A healthy exercise, I think, is to replace "developer" with "scribe" whenever we have these conversations. It becomes clear that in large part it is the overall culture that is missing the point -- which should be a kind of mass literacy. Smalltalk is a different universe indeed, but its goals were also completely different from today's. Its creators assumed that "using" a personal computer would be, in part, "programming" it, and they sought to define what that interaction would be like.
We need to find our equivalent of a printing press! For what it's worth, possibly that won't be just one thing, but a wide array of tools?
> For what it's worth, possibly that won't be just one thing, but a wide array of tools?

We need to think hard about what reading and writing really are. These are the only technologies of their kind and they have had a completely different kind of qualitative effect on individuals and whole societies than other types of media and/or technical systems.

It brings up interesting questions. If you have a scribal culture, what are the interests of the community of scribes? Would they support easier writing systems, more amenable to learning by outsiders, or something more arcane that protects their cultural and social position (or something in between)?

Also what is the transition from one literate state to another like, what does it entail, how long does it take, and what kinds of "works" appear in the interregnum? In the Middle Ages the Universities in the west were largely concerned with endlessly rehashing Aristotle (a thinker on the border between orality and literacy) over and over, without coming up with original ideas. Is the enclosed community of developers today more like the scholastics than they'd care to admit?

There are stark differences between systems like Unix and those hinted at by Hypercard, Oberon, Smalltalk and the rest. It's like we know about the alphabet and what it is capable of, but the cultural inertia of complex cuneiform systems is too much to get past.

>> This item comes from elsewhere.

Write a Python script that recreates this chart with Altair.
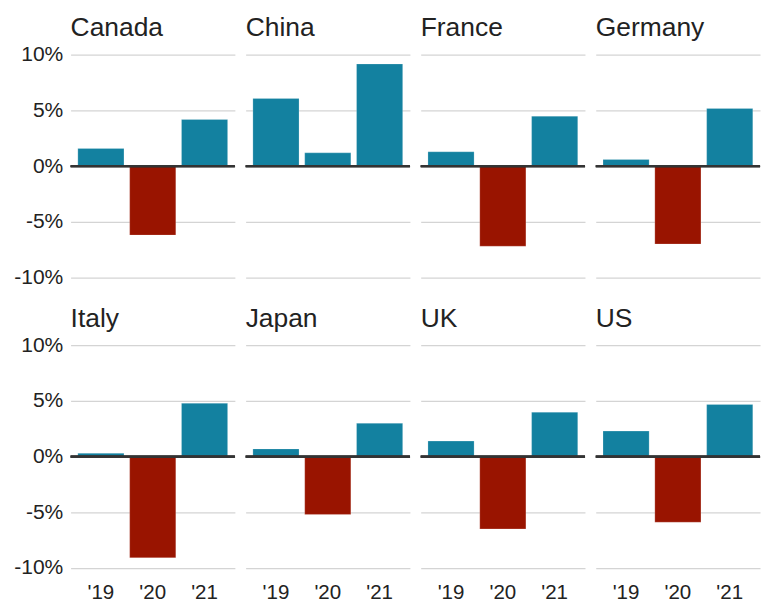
import altair as alt
import pandas as pd

countries = ["Canada", "China", "France", "Germany", "Italy", "Japan", "UK", "US"]
years = ["'19", "'20", "'21"]
canada = [1.6, -6.2, 4.2]
china = [6.1, 1.2, 9.2]
france = [1.3, -7.2, 4.5]
germany = [0.6, -7.0, 5.2]
italy = [0.3, -9.1, 4.8]
japan = [0.7, -5.2, 3.0]
uk = [1.4, -6.5, 4.0]
us = [2.3, -5.9, 4.7]

series = [canada, china, france, germany, italy, japan, uk, us]
rows = []
for c, vals in zip(countries, series):
    for y, v in zip(years, vals):
        rows.append({"country": c, "year": y, "growth": v})
df = pd.DataFrame(rows)

BLUE = "#1381a0"
RED = "#991400"

bars = alt.Chart().mark_bar(stroke="white", strokeWidth=0.6, strokeOpacity=0.35).encode(
    x=alt.X("year:N", sort=years,
            scale=alt.Scale(paddingInner=0.11, paddingOuter=0.14),
            axis=alt.Axis(title=None, labelAngle=0, domain=False, ticks=False,
                          labelFontSize=21, labelPadding=3, labelColor="#222")),
    y=alt.Y("growth:Q",
            scale=alt.Scale(domain=[-11, 11], nice=False, zero=False),
            axis=alt.Axis(title=None, values=[-10, -5, 0, 5, 10], domain=False, ticks=False,
                          labelExpr="datum.value + '%'", labelFontSize=21.5, labelPadding=6,
                          labelColor="#222", gridColor="#d4d4d4", gridWidth=1.2)),
    color=alt.condition(alt.datum.growth < 0, alt.value(RED), alt.value(BLUE)),
)

zero = alt.Chart().mark_rule(color="#333333", strokeWidth=2.2).encode(y=alt.datum(0))

chart = alt.layer(bars, zero, data=df).properties(width=168, height=250).facet(
    facet=alt.Facet("country:N", sort=countries,
                    header=alt.Header(title=None, labelFontSize=27, labelAnchor="start",
                                      labelAlign="left", labelPadding=2, labelColor="#222",
                                      labelExpr="'\u2009' + datum.label")),
    columns=4,
    spacing={"row": 17, "column": 7},
).properties(padding={"left": 5, "top": 0, "right": 0, "bottom": 0}).configure(
    font="Liberation Sans"
).configure_view(stroke=None)

chart.save("out.html", embed_options={"renderer": "svg", "actions": False})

Isn’t that a circular feedback that leads nowhere? Developer like to be developers but being one doesn’t mean to make solutions and profits. Like a bureaucrat likes bureaucracy and then everything is bureaucracy under the hood sprayed with marketing sauce. Best stories of best products sound “we hacked, broke, short-cutted, ignored, made a fucking lots of money, and then rewrote fundamental instruments to match our needs”. Isn’t there a controversy with a nice cool environment that developers praise?